February 11, 2008 (Bangkok Post) – To cope with high oil prices and reduce greenhouse gas emissions, Thailand must pursue four options: development of renewable energy, energy efficiency, nuclear energy and carbon capture and storage. However, renewable energy has certain limitations, and options for each country are different depending on availability of natural resources, technologies and manpower. This is why the Thai government has mainly concentrated on renewable energy based on domestic raw materials and wastes.
Financial incentives together with the provision of information to investors and consumers have proved to work wonders, for instance in the promotion of biofuels. The consumption of gasohol (E10) more than doubled in 2007. With the introduction of E20 in 2008, daily demand for ethanol should reach two million litres by 2011 when new cars capable of using E85 should be on sale.
However, due to the inability of old cars to use E85, it may take 15 years for E85 to account for 50% of gasoline sales. Mandating that all diesel oil be B2 by February 2008, coupled with pricing incentives for biodiesel, have pushed the daily demand for biodiesel (B100) from 6,000 litres in 2006 to more than one million litres at present.

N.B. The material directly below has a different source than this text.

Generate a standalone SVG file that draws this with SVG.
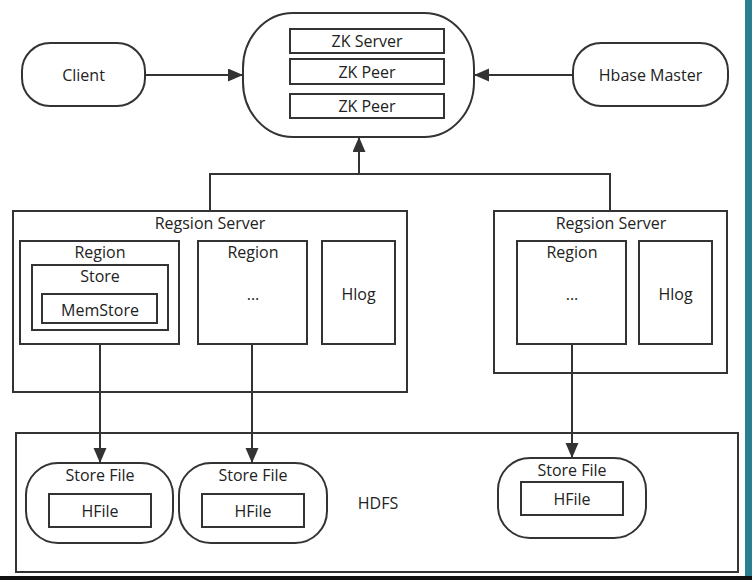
<svg xmlns="http://www.w3.org/2000/svg" width="752" height="580" viewBox="0 0 752 580">
  <defs>
    <marker id="arr" markerUnits="userSpaceOnUse" markerWidth="16" markerHeight="14" refX="15" refY="6.5" orient="auto">
      <path d="M0,0 L15,6.5 L0,13 Z" fill="#333"/>
    </marker>
    <style>
      .s { fill: #fff; stroke: #333; stroke-width: 2; }
      .t { font-family: "Open Sans", "Noto Sans", sans-serif; font-size: 16px; fill: #222; text-anchor: middle; dominant-baseline: central; }
      .c { fill: none; stroke: #333; stroke-width: 2; }
    </style>
  </defs>
  <rect x="0" y="0" width="752" height="580" fill="#fff"/>
  <rect x="745" y="0" width="7" height="580" fill="#2a7f8e"/>
  <rect x="0" y="576" width="752" height="4" fill="#111"/>

  <g id="zk">
    <rect class="s" x="243" y="13" width="231" height="124" rx="50" ry="55"/>
    <rect class="s" x="290" y="29" width="154" height="24"/>
    <text class="t" x="367" y="41">ZK Server</text>
    <rect class="s" x="290" y="59" width="154" height="25"/>
    <text class="t" x="367" y="71.5">ZK Peer</text>
    <rect class="s" x="290" y="94" width="154" height="24"/>
    <text class="t" x="367" y="106">ZK Peer</text>
  </g>

  <g id="client">
    <rect class="s" x="22" y="43" width="123" height="63" rx="28" ry="28"/>
    <text class="t" x="83.5" y="75">Client</text>
  </g>

  <g id="hbase-master">
    <rect class="s" x="573" y="43" width="155" height="63" rx="28" ry="28"/>
    <text class="t" x="650.5" y="75">Hbase Master</text>
  </g>

  <g id="region-server-1">
    <rect class="s" x="13" y="211" width="394" height="181"/>
    <text class="t" x="210" y="223">Regsion Server</text>
  </g>
  <g id="region-1">
    <rect class="s" x="20" y="241" width="159" height="103"/>
    <text class="t" x="100" y="252">Region</text>
  </g>
  <g id="store">
    <rect class="s" x="32" y="265" width="136" height="65"/>
    <text class="t" x="100" y="276">Store</text>
  </g>
  <g id="memstore">
    <rect class="s" x="42" y="294" width="115" height="29"/>
    <text class="t" x="100" y="310">MemStore</text>
  </g>
  <g id="region-2">
    <rect class="s" x="198" y="241" width="109" height="103"/>
    <text class="t" x="253" y="252">Region</text>
    <text class="t" x="253" y="294">...</text>
  </g>
  <g id="hlog-1">
    <rect class="s" x="322" y="241" width="73" height="103"/>
    <text class="t" x="358.5" y="294">Hlog</text>
  </g>

  <g id="region-server-2">
    <rect class="s" x="494" y="211" width="233" height="162"/>
    <text class="t" x="611" y="223">Regsion Server</text>
  </g>
  <g id="region-3">
    <rect class="s" x="517" y="241" width="109" height="103"/>
    <text class="t" x="572" y="252">Region</text>
    <text class="t" x="572" y="294">...</text>
  </g>
  <g id="hlog-2">
    <rect class="s" x="639" y="241" width="73" height="103"/>
    <text class="t" x="675.5" y="294">Hlog</text>
  </g>

  <g id="hdfs">
    <rect class="s" x="16" y="433" width="722" height="139"/>
    <text class="t" x="378" y="503">HDFS</text>
  </g>
  <g id="store-file-1">
    <rect class="s" x="26" y="463" width="147" height="80" rx="32" ry="32"/>
    <text class="t" x="100" y="475">Store File</text>
    <rect class="s" x="49" y="494" width="102" height="33"/>
    <text class="t" x="100" y="510.5">HFile</text>
  </g>
  <g id="store-file-2">
    <rect class="s" x="179" y="463" width="148" height="80" rx="32" ry="32"/>
    <text class="t" x="253" y="475">Store File</text>
    <rect class="s" x="202" y="494" width="102" height="33"/>
    <text class="t" x="253" y="510.5">HFile</text>
  </g>
  <g id="store-file-3">
    <rect class="s" x="498" y="458" width="148" height="80" rx="32" ry="32"/>
    <text class="t" x="572" y="470">Store File</text>
    <rect class="s" x="521" y="482" width="102" height="33"/>
    <text class="t" x="572" y="498.5">HFile</text>
  </g>

  <g id="connectors">
    <line class="c" x1="145" y1="75" x2="243" y2="75" marker-end="url(#arr)"/>
    <line class="c" x1="573" y1="75" x2="474" y2="75" marker-end="url(#arr)"/>
    <polyline class="c" points="210,211 210,174 610,174 610,211"/>
    <line class="c" x1="359" y1="174" x2="359" y2="137" marker-end="url(#arr)"/>
    <line class="c" x1="100" y1="344" x2="100" y2="463" marker-end="url(#arr)"/>
    <line class="c" x1="252" y1="344" x2="252" y2="463" marker-end="url(#arr)"/>
    <line class="c" x1="572" y1="344" x2="572" y2="458" marker-end="url(#arr)"/>
  </g>
</svg>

It is hoped that the expansion of palm oil plantations will enable mandatory B5 usage in 2011.
Higher purchase prices for electricity sold to the national grid by SPPs and VSPPs (small and very small power producers) from renewable energy facilities announced at the end of 2006, investment subsidies for “new” technologies, soft loans, provision of information and advice have resulted in a large number of new projects.
At the end of 2007 proposals had been received from 265 renewable energy SPPs and VSPPs to produce 1,716 megawatts of power with sales to the grid of 1,116 MW. Apart from the usual fuels (paddy husk, wood chips, bagasse), we are seeing enormous fuel diversity with projects using palm oil waste, coconut shells, biogas from waste water, municipal waste, and solar energy. Many wind farm proposals are expected this year.
Within three years I expect most of the country’s pig farms, tapioca starch factories, palm oil and rubber processing factories to turn all their waste water into energy. These projects can also sell carbon credits under the Clean Development Mechanism (CDM) approved by the government in early 2007.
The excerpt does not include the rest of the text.